Statutory body for women's rights, India

Manipur State Commission for Women is a statutory body constituted in the year 1993 to deal with the issues relating to crime against women in the state of Manipur. The commission for welfare of women in the state was set up by Manipur Government as a quasi-judicial body.

== History and Objectives ==

Manipur State Commission for Women was formed to investigate specific problems relating to women and apart from studying women related issues from the state. The Commission is equipped with powers to safeguard rights of women and ensure their protection and equality against any form of harassment and issues faced in the family and community.

The commission was created with the following objectives:

- Ensuring protection and welfare of women.

- Handle gender-based issues through timely intervention in case of any violation of relevant laws or opportunity denial or depriving the women of any rights.

- Recommending to state government on women-based issues.

- The commission occasionally takes steps to create awareness in public regarding the women-based legislation in the state.

== Composition ==

Manipur State Commission for Women was formed with a chairperson and other members.
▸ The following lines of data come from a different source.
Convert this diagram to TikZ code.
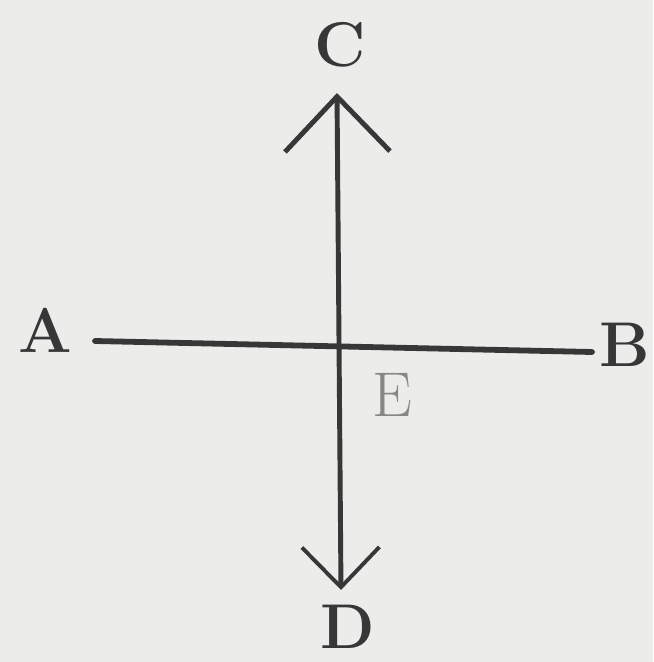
\documentclass[tikz,border=0pt]{standalone}
\usepackage{tikz}
\usetikzlibrary{arrows.meta, positioning, calc}
\definecolor{ink}{RGB}{55,55,55}
\definecolor{paper}{RGB}{236,236,234}

\begin{document}
\begin{tikzpicture}[
    x=0.02cm, y=-0.02cm,
    letter/.style={inner sep=0pt, text=ink, font=\fontsize{36}{40}\selectfont\bfseries},
    faint/.style={inner sep=0pt, text=ink!60, font=\fontsize{36}{40}\selectfont},
    stroke/.style={line width=3.3pt, draw=ink, line cap=round}
]
    % Paper
    \fill[paper] (0,0) rectangle (653,662);
    \useasboundingbox (0,0) rectangle (653,662);

    \node[letter] (A) at (45,330) {A};
    \node[letter] (B) at (625,345) {B};
    \node[letter] (C) at (340,45) {C};
    \node[letter] (D) at (348,627) {D};
    \node[faint] (E) at (392,395) {E};

    \coordinate (a) at (95,341);
    \coordinate (b) at (592,352);
    \coordinate (c) at (337,93);
    \coordinate (d) at (341,590);

    % Horizontal line
    \draw[stroke] (a) -- (b);

    % Vertical line with arrows
    \draw[stroke, line width=2.8pt,
        {Straight Barb[length=1.1cm, width=2.1cm, line width=2.8pt]}-{Straight Barb[length=0.8cm, width=1.55cm, line width=2.2pt]}]
        (c) -- (d);
\end{tikzpicture}
\end{document}
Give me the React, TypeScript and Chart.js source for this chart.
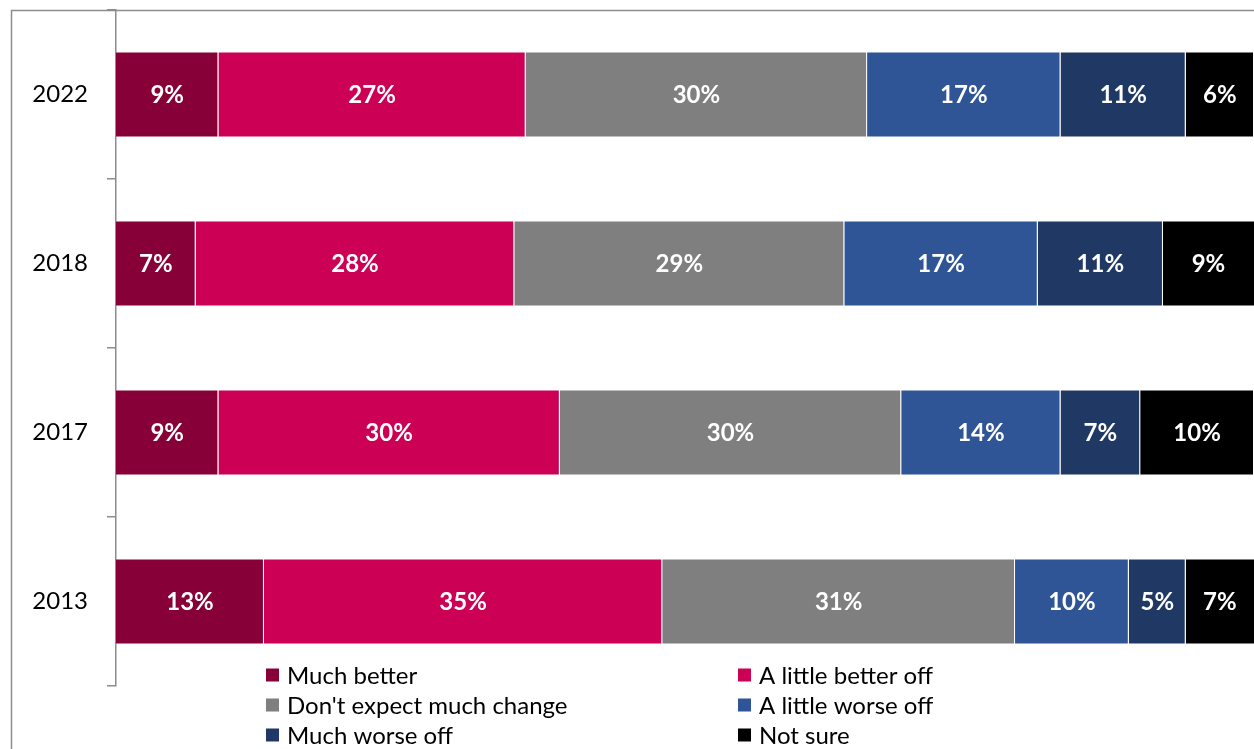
import React, { useEffect, useRef } from "react";
import { Chart, registerables } from "chart.js";

Chart.register(...registerables);

const categories = ["2022", "2018", "2017", "2013"];
const seriesNames = [
  "Much better",
  "A little better off",
  "Don't expect much change",
  "A little worse off",
  "Much worse off",
  "Not sure",
];
const muchBetter = [9, 7, 9, 13];
const littleBetter = [27, 28, 30, 35];
const noChange = [30, 29, 30, 31];
const littleWorse = [17, 17, 14, 10];
const muchWorse = [11, 11, 7, 5];
const notSure = [6, 9, 10, 7];
const seriesColors = ["#870037", "#CC0055", "#7F7F7F", "#2F5597", "#203864", "#000000"];
const xMin = 0;
const xMax = 100;

const FONT = "Lato, 'Open Sans', sans-serif";
const LINE = "#8c8c8c";

const framePlugin = {
  id: "frame",
  beforeDraw(chart: any) {
    const { ctx } = chart;
    ctx.save();
    ctx.strokeStyle = LINE;
    ctx.lineWidth = 1.5;
    ctx.beginPath();
    ctx.moveTo(11.5, chart.height);
    ctx.lineTo(11.5, 10.5);
    ctx.lineTo(chart.width, 10.5);
    ctx.stroke();
    ctx.restore();
  },
};

const labelPlugin = {
  id: "segLabels",
  afterDatasetsDraw(chart: any) {
    const { ctx, chartArea } = chart;
    ctx.save();
    ctx.fillStyle = "#ffffff";
    ctx.font = `bold 24px ${FONT}`;
    ctx.textAlign = "center";
    ctx.textBaseline = "middle";
    chart.data.datasets.forEach((ds: any, di: number) => {
      const meta = chart.getDatasetMeta(di);
      meta.data.forEach((el: any, i: number) => {
        const p = el.getProps(["x", "base", "y"], true);
        const l = Math.max(Math.min(p.x, p.base), chartArea.left);
        const r = Math.min(Math.max(p.x, p.base), chartArea.right);
        ctx.fillText(`${ds.data[i]}%`, (l + r) / 2, p.y + 1);
      });
    });
    ctx.restore();
  },
};

const legendPlugin = {
  id: "customLegend",
  afterDraw(chart: any) {
    const { ctx } = chart;
    const colX = [266, 738];
    const rowY = [675, 705, 735];
    ctx.save();
    ctx.font = `24px ${FONT}`;
    ctx.textBaseline = "middle";
    ctx.textAlign = "left";
    chart.data.datasets.forEach((ds: any, i: number) => {
      const cx = colX[i % 2];
      const cy = rowY[Math.floor(i / 2)];
      ctx.fillStyle = ds.backgroundColor;
      ctx.fillRect(cx, cy - 6.5, 13, 13);
      ctx.fillStyle = "#000000";
      ctx.fillText(ds.label, cx + 21, cy + 1);
    });
    ctx.restore();
  },
};

export default function App() {
  const ref = useRef<HTMLCanvasElement | null>(null);
  useEffect(() => {
    if (!ref.current) return;
    const values = [muchBetter, littleBetter, noChange, littleWorse, muchWorse, notSure];
    const chart = new Chart(ref.current, {
      type: "bar",
      data: {
        labels: categories,
        datasets: values.map((v, i) => ({
          label: seriesNames[i],
          data: v,
          backgroundColor: seriesColors[i],
          borderColor: "rgba(255,255,255,0.35)",
          borderWidth: 1,
          borderSkipped: "start",
          barPercentage: 0.51,
          categoryPercentage: 1,
        })),
      },
      options: {
        indexAxis: "y",
        responsive: false,
        animation: false,
        layout: { padding: { left: 11, top: 10, right: 0, bottom: 63 } },
        plugins: { legend: { display: false }, tooltip: { enabled: false } },
        scales: {
          x: { display: false, stacked: true, min: xMin, max: xMax },
          y: {
            stacked: true,
            offset: true,
            grid: {
              offset: true,
              drawOnChartArea: false,
              drawTicks: true,
              tickLength: 9,
              color: LINE,
              lineWidth: 1.5,
            },
            border: { display: true, color: LINE, width: 1.5 },
            ticks: { color: "#000000", font: { family: FONT, size: 24 }, padding: 19 },
            afterFit(scale: any) {
              scale.width = 105;
              scale.paddingTop = 0;
              scale.paddingBottom = 0;
            },
          },
        },
      } as any,
      plugins: [framePlugin, labelPlugin, legendPlugin],
    });
    return () => chart.destroy();
  }, []);
  return (
    <div style={{ position: "fixed", left: 0, top: 0, width: 1254, height: 749, background: "#fff" }}>
      <canvas ref={ref} width={1254} height={749} style={{ display: "block" }} />
    </div>
  );
}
The social welfare department of the state makes modalities for appointing the Chairman of the State Commission for Women. Their salary and other emoluments are fixed by state government and revised from time to time.

Tiningpham Monsang is the Chairperson of the Manipur State Commission for Women. She along with other members will hold office for a period of 3 years.

== Activities ==

Manipur State Commission for Women was formed in 2006 to perform below activities:

- Commission should ensure that it adheres to the provision and protection guaranteed for women under Constitution of India and women related legislations.

- In case any agency in the state fails to implement protective measures against women, getting the same to the notice of Government.

- Making recommendations for the amendments in any law if it fails on provision of justice to the women of the state.

- Taking up with concerned authorities any issue of violation of women's rights and recommending follow-up action to them.

- Women who have complaints of violation of their rights and non-implementation of their protective measures guaranteed under the Constitution of India can directly approach Women Commission for redressal.

- Counselling and assisting women who are victims of atrocities and discrimination in the state.

- Financing litigation expenses for any issues involving mass group of women and occasionally make reports to the state government relating to them.

- Inspecting any premises, jail or other remand home where women prisoners are lodged or any other case and bringing them to the notice of respective authorities, in case of need.

- Enquire, study and investigate any specific women-based issues.

- Initiate educational research or undertaking any promotional method and recommend ways for ensuring women representation in all areas and identifying reasons depriving them of their rights.

- To enquire suo-moto or any complaints of any issue which deprives women of their rights or women protection laws not being implemented or noncompliance of any policies relating to them or failure of following instructions relating to women welfare and relief associated with them.